A shopper walks over some floor branding at the Uniqlo fashion boutique in Melbourne, Australia.
Getty Images
A shopper walks over some floor branding at the Uniqlo fashion boutique in Melbourne, Australia.

Expanding apparel store Uniqlo stirred up some controversy with art critic Deborah Solomon on Friday, in relation to its recent tie-up with the Museum of Modern Art.

In an interview with WNYC, Solomon said a deal between the two organizations, in which Uniqlo has created about 200 products inspired by the artwork of eight renowned artists, is "problematic."

Among the critic's main arguments were that the retailer is cropping a lot of the images to cater to its merchandise.
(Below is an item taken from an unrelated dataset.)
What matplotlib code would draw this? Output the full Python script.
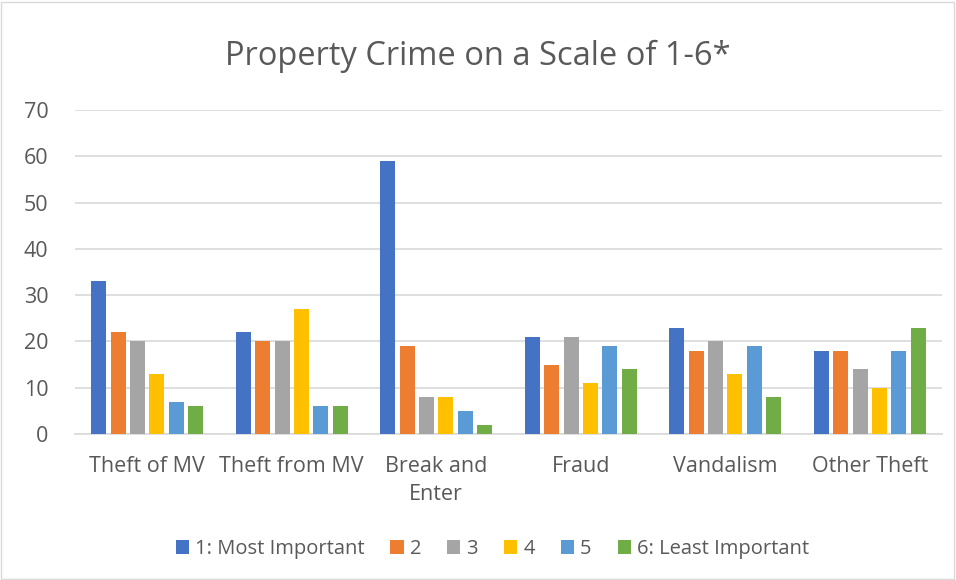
import matplotlib
matplotlib.use("Agg")
import matplotlib.pyplot as plt
import numpy as np
from matplotlib.patches import Rectangle

categories = ["Theft of MV", "Theft from MV", "Break and\nEnter", "Fraud", "Vandalism", "Other Theft"]
series_names = ["1: Most Important", "2", "3", "4", "5", "6: Least Important"]
s1 = [33, 22, 59, 21, 23, 18]
s2 = [22, 20, 19, 15, 18, 18]
s3 = [20, 20, 8, 21, 20, 14]
s4 = [13, 27, 8, 11, 13, 10]
s5 = [7, 6, 5, 19, 19, 18]
s6 = [6, 6, 2, 14, 8, 23]
series = [s1, s2, s3, s4, s5, s6]
colors = ["#4472C4", "#ED7D31", "#A5A5A5", "#FFC000", "#5B9BD5", "#70AD47"]
yticks = [0, 10, 20, 30, 40, 50, 60, 70]

plt.rcParams['font.family'] = ['Open Sans', 'DejaVu Sans']
fig = plt.figure(figsize=(9.56, 5.8), dpi=100)
fig.patches.append(Rectangle((0.001, 0.002), 0.997, 0.995, transform=fig.transFigure,
                             fill=False, edgecolor="#D9D9D9", linewidth=1))
ax = fig.add_axes([75/956, (580-434)/580, 867/956, 324/580])

x = np.arange(len(categories))
slot = 0.134
bw = 0.104
for i, (vals, c, name) in enumerate(zip(series, colors, series_names)):
    ax.bar(x + (i - 2.5) * slot, vals, width=bw, color=c, label=name, zorder=3)

ax.set_xlim(-0.5, len(categories) - 0.5)
ax.set_ylim(0, 70)
ax.set_yticks(yticks)
ax.set_xticks(x)
ax.set_xticklabels(categories, linespacing=1.45)
ax.yaxis.grid(True, color="#D9D9D9", linewidth=1.2, zorder=0)
ax.set_axisbelow(True)
for s in ["top", "right", "left"]:
    ax.spines[s].set_visible(False)
ax.spines["bottom"].set_color("#D9D9D9")
ax.spines["bottom"].set_linewidth(1.2)
ax.tick_params(axis="both", length=0, labelsize=15.5, colors="#595959")
ax.tick_params(axis="y", pad=19)
ax.tick_params(axis="x", pad=16)
for lbl in ax.get_yticklabels():
    lbl.set_horizontalalignment("right")

fig.text(0.5, 0.903, "Property Crime on a Scale of 1-6*", ha="center", va="center",
         fontsize=23.5, color="#595959")

leg = fig.legend(loc="center", bbox_to_anchor=(0.515, 0.053), ncol=6, frameon=False,
                 fontsize=14.5, handlelength=0.65, handleheight=0.65, handletextpad=0.3,
                 columnspacing=1.3, labelcolor="#595959")

fig.savefig("out.png", dpi=100, facecolor="white")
"There's too much merchandise in the world already and I don't want the masterpeices at the Musem of Modern Art to be seen as just more merchandise," Solomon told WNYC.

Fast Retailing-owned Uniqlo launched the SPRZ NY ("Surprise New York") project at the end of March, saying it was "intended to inspire and surprise New York, and the world."

The Museum of Modern Art said the collaboration is part of its "mission is to help people understand and enjoy modern art."

"Although fine art has traditionally been seen as highbrow, when expressed through Uniqlo clothing, it becomes accessible and enjoyable for everyone," it said in a press release.

Uniqlo competitor Gap is also using the influence of art on its merchandise, in a tie-up with Frieze Art Fair.